Lou Groccia and Lucy Pickett, the Gazette's self-proclaimed food experts, can't stop talking about food.

There’s a marble-topped cabinet in my kitchen. On the marble sits a food processor, a blender and a mixer. These three appliances sit at the back of the countertop. In front of them is about 10-inches-by-30-inches of marbletop.

This area is known in kitchen parlance as “the place to put things and leave them there until your wife asks you to neaten up the place.”

Right now five well-worn kitchen towels reside there. (Oh, the stories they could tell.)

Also residing there are three computer printouts and two newspaper articles from the Wall Street Journal. These give you a glimpse into what’s pinging around in the empty spaces in my brain. The percentages after each description predict how likely it is that I will actually do what the articles suggest.

Printout 1: An article about baking polenta instead of stirring it on the stove for an hour or so. (75 percent: my wife and I both love polenta)

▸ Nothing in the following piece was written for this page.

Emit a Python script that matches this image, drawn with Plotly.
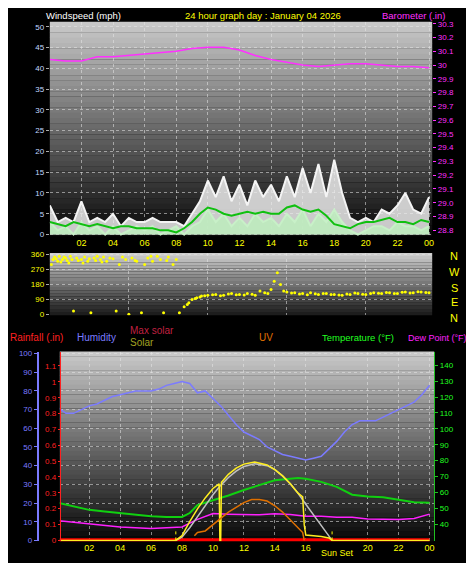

Printout 2: A recipe for Crunchy Granola from the New York Times. (100 percent: I told my wife I’d make this for her)

Printout 3: A recipe for Mocha-Cinnamon Pots de Creme. (100 percent: no explanation necessary)

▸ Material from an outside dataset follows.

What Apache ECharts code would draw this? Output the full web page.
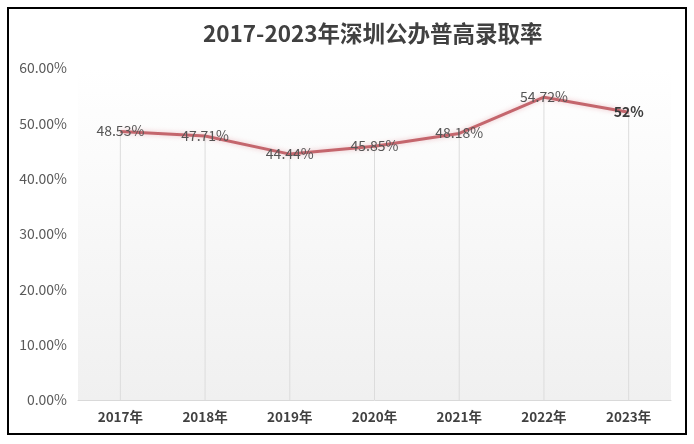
<!DOCTYPE html>
<html><head><meta charset="utf-8">
<script src="https://cdn.jsdelivr.net/npm/echarts@6/dist/echarts.min.js"></script>
<style>html,body{margin:0;padding:0;background:#fff}#c{width:694px;height:444px}</style>
</head><body><div id="c"></div>
<script>
const title = '2017-2023年深圳公办普高录取率';
const categories = ['2017年','2018年','2019年','2020年','2021年','2022年','2023年'];
const rates = [48.53, 47.71, 44.44, 45.85, 48.18, 54.72, 52];
const rateLabels = ['48.53%','47.71%','44.44%','45.85%','48.18%','54.72%','52%'];
const yTicks = [0, 10, 20, 30, 40, 50, 60];

const font = '"Noto Sans CJK SC", "Open Sans", sans-serif';
const lineData = rates.map((v, i) => i === rates.length - 1
  ? { value: v, label: { fontWeight: 'bold', color: '#3a3a3a' } } : { value: v });
const chart = echarts.init(document.getElementById('c'));
chart.setOption({
  animation: false,
  backgroundColor: '#fff',
  title: { text: title, left: 198, top: 17,
    textStyle: { fontFamily: font, fontSize: 22.5, fontWeight: 'bold', color: '#404040' } },
  graphic: [{ type: 'rect', shape: { x: 8, y: 8, width: 678, height: 426 },
    style: { fill: 'none', stroke: '#000', lineWidth: 2 }, z: 100 }],
  grid: { left: 78, right: 23, top: 68, bottom: 44, show: true, borderWidth: 0,
    backgroundColor: new echarts.graphic.LinearGradient(0, 0, 0, 1, [
      { offset: 0, color: 'rgba(255,255,255,1)' },
      { offset: 1, color: 'rgba(240,240,240,1)' }]) },
  xAxis: { type: 'category', data: categories, boundaryGap: true,
    axisLine: { lineStyle: { color: '#d9d9d9', width: 1 } },
    axisTick: { show: false },
    axisLabel: { fontFamily: font, fontSize: 13.5, fontWeight: 'bold', color: '#404040', margin: 10 } },
  yAxis: { type: 'value', min: yTicks[0], max: yTicks[yTicks.length - 1], interval: 10,
    axisLine: { show: false }, axisTick: { show: false }, splitLine: { show: false },
    axisLabel: { fontFamily: font, fontSize: 14, color: '#595959', margin: 11,
      formatter: v => v.toFixed(2) + '%' } },
  series: [
    { type: 'bar', data: rates, barWidth: 1, silent: true,
      itemStyle: { color: '#dcdcdc' }, z: 1 },
    { type: 'line', data: lineData, symbol: 'circle', symbolSize: 1, showSymbol: true, z: 3,
      itemStyle: { color: 'rgba(0,0,0,0)' },
      lineStyle: { color: '#c4666d', width: 3, shadowColor: 'rgba(220,120,130,0.45)', shadowBlur: 5 },
      label: { show: true, position: 'top', offset: [0, 12],
        fontFamily: font, fontSize: 14,
        formatter: p => rateLabels[p.dataIndex],
        color: '#555555' } }
  ]
});
</script></body></html>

WSJ article: “Kelp Wanted: What’s the secret to making all kinds of dishes infinitely more delicious? It’s in this simple Japanese stock” with three recipes. (31 percent: I’m waiting until I can come up with a noodle joke)

WSJ article: “Baked Pasta Resurgence” with four recipes. (19 percent: must stay somewhat healthy)

And rest assured that these articles will be supplanted by others as surely as day follows night.

I guess you could say I really am playing with a full set of marble.

— Lou

I just happen to have a noodle joke just for you, Lou.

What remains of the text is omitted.